Nothing is working; it’s time to get serious. It is time for the most powerful tool known to man: a well-organized chart. Ron refuses to even acknowledge that he and Leslie were “friends,” preferring the term “work proximity associates.” But Leslie knows their bond was real, and she is going to Carrie Mathison Crazy Wall the hell out of this until she figures it out.
We learn that Leslie hired April at the National Park Service and, at April’s request, the theme for her party was Zombie Teenage Biker Gang Pizza Jamboree. And this was the last time Leslie and Ron saw each other for more than five minutes. In 2014, Ron quit the Parks Department. He started his own building company without even telling Leslie. And then, January 2015: MORNINGSTAR. “I calmly saunter down to your office and attempt to have a rational discussion with you about it,” Leslie says, as we cut to Leslie in the past bursting into Ron’s office and shouting at him, “What the hell, Ron? You’re building your stupid building on the lot next to Pawnee Commons? The park that I built from scratch out of a pit?” (A quick tip of the hat to commenter Freetobe00 who correctly predicted that Morningstar would have something to do with Lot 48. Excellent future-seeing, reader!)
To build Morningstar, Ron tore down Ann’s house. The house where Leslie put on her wedding dress. “Where Ann gave me my first smoky-eye look!” He “basically spit on” all the work he and Leslie did at Parks together, cutting down trees and fighting zoning laws. Ron is unmoved. “The world needs apartment buildings.” But Leslie is outraged: “You knew that I would be furious, and you didn’t have the guts to tell me yourself. Enjoy your new job, Judas.”
There’s more to the story, but the three minutes Ron allotted to talking has passed. In that time, he has whittled himself a key to his old office and locks himself away. A very talented craftsman, even under duress.
By 11:55, Ron is trying to blow up the door so he can escape this forced, feelings-filled confrontation. But it turns out the land mine Leslie gave him was actually a “congratulations mine” for his fifth anniversary as Parks director. “You told me this was a genuine partially diffused claymore mine.” “It was! I bought the empty shell off of eBay, and I filled it with balloons and confetti and such!”

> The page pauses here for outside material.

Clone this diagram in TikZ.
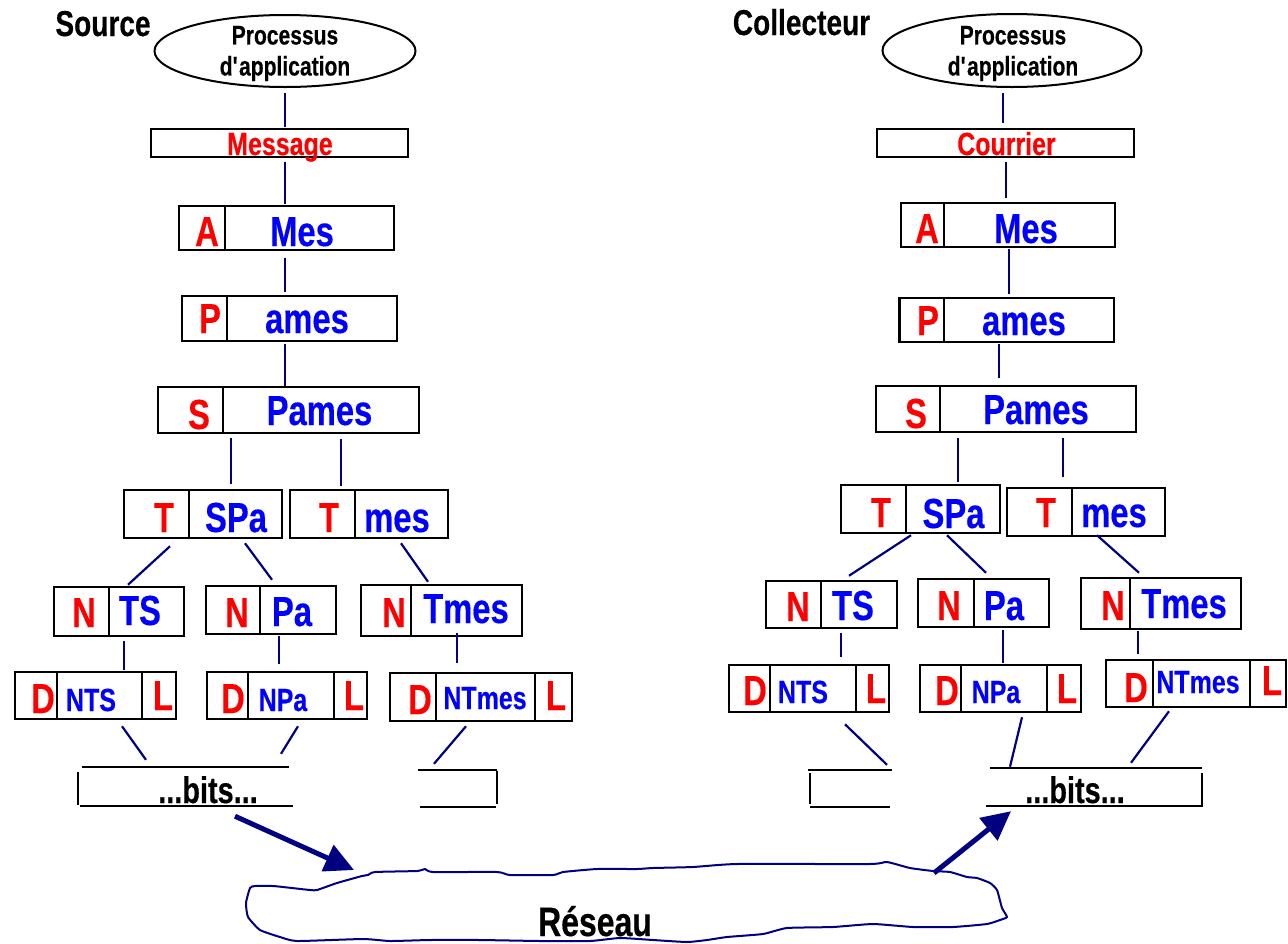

Leslie digs into the archives and, thanks to a FOIA request, has her job application from when Ron first hired her. Ron only wrote three lines: “Leslie Knope is an absurd idealist whose political leanings are slightly to the left of Leon Trotsky. If we were to work together, she would undoubtedly drive me insane, and it is possible that we would murder each other.” The last sentence, which Ron remembers, just says, “Hire her.” He remembers that in her job interview, she gave one of her “top-ten tirades.” “I would rather work with a person like that than with a milquetoast yes man.” How touched is everyone that Ron saved Leslie’s thank-you note? Not at all surprised that Leslie hand-writes her thank-you notes (emailed thank-you notes are for heathens and Neanderthals), or that the brownies she baked him were so good he couldn’t not hire her.
Finally, Ron explains why he left. I think we sort of knew where this was going — that Ron felt abandoned by everyone, so he abandoned everyone in return — but I was taken aback by how Leslie was so caught up in her new job that she actually stood Ron up for lunch at J.J.’s Diner! I also felt so sad when Ron said, “One day, I looked up and I just didn’t recognize anyone.” That is the weird thing about “work proximity associates.” You don’t pick each other. You don’t necessarily have anything in common. Your relationships are freshman-roommate random. And then somehow they just become this part of your routine, of the day-to-day of getting coffee and shooting the shit about that project you can’t believe is due so soon, and you realize after a while that you actually see these people for more hours in a day than you see anyone else that you know.
Ron was going to ask Leslie for a job in the federal government. A betrayal of everything in which he believes! “Just saying it out loud feels dirty.”
Ron: Sure, I love shutting things down and bleeding the rotten beast from the inside—
Leslie: Your metaphors are so beautiful.
Ron: But it was time for me to leave.
One day, Ron says, he looked around the office “and nothing was the same.” But Leslie knows how to fix that.
Look, there are probably some people who didn’t feel every feeling that a person can simultaneously feel while watching that montage of Leslie and Ron getting drunk and rearranging everything in the Parks office to the tune of Willie Nelson’s “Buddy.” People without souls, for instance. Heartless monster-people. And literally no one else.
By 2 p.m. the next day, Leslie is simultaneously drunk and hung-over. She is so excited to see Ron, even though she just saw him! “I have three years’ worth of hugs to force upon you against your will.” Ron gifts her a wooden frame with the Lil Sebastian photo she just gave him; the wood was salvaged from Ann’s old front door. And then they go to J.J.’s together.
“Why does anybody in the world ever eat anything but breakfast food?” Ron asks. “People are idiots, Ron.” Leslie puts her arm around him, and everything is right in the world and the universe and all things are possible and happiness is real.
And a few other things:
- “The Game of Thrones series finale is tonight, and Khaleesi is marrying Jack Sparrow!”
- “Is it because I sent you a birthday card through the U.S. mail so the post office knew your address?”
- “Two years ago you found out you were a quarter French, and you had a nervous breakdown.”
- Leslie pantomiming farting while Ron makes a fart sound with a saxophone? Perfection.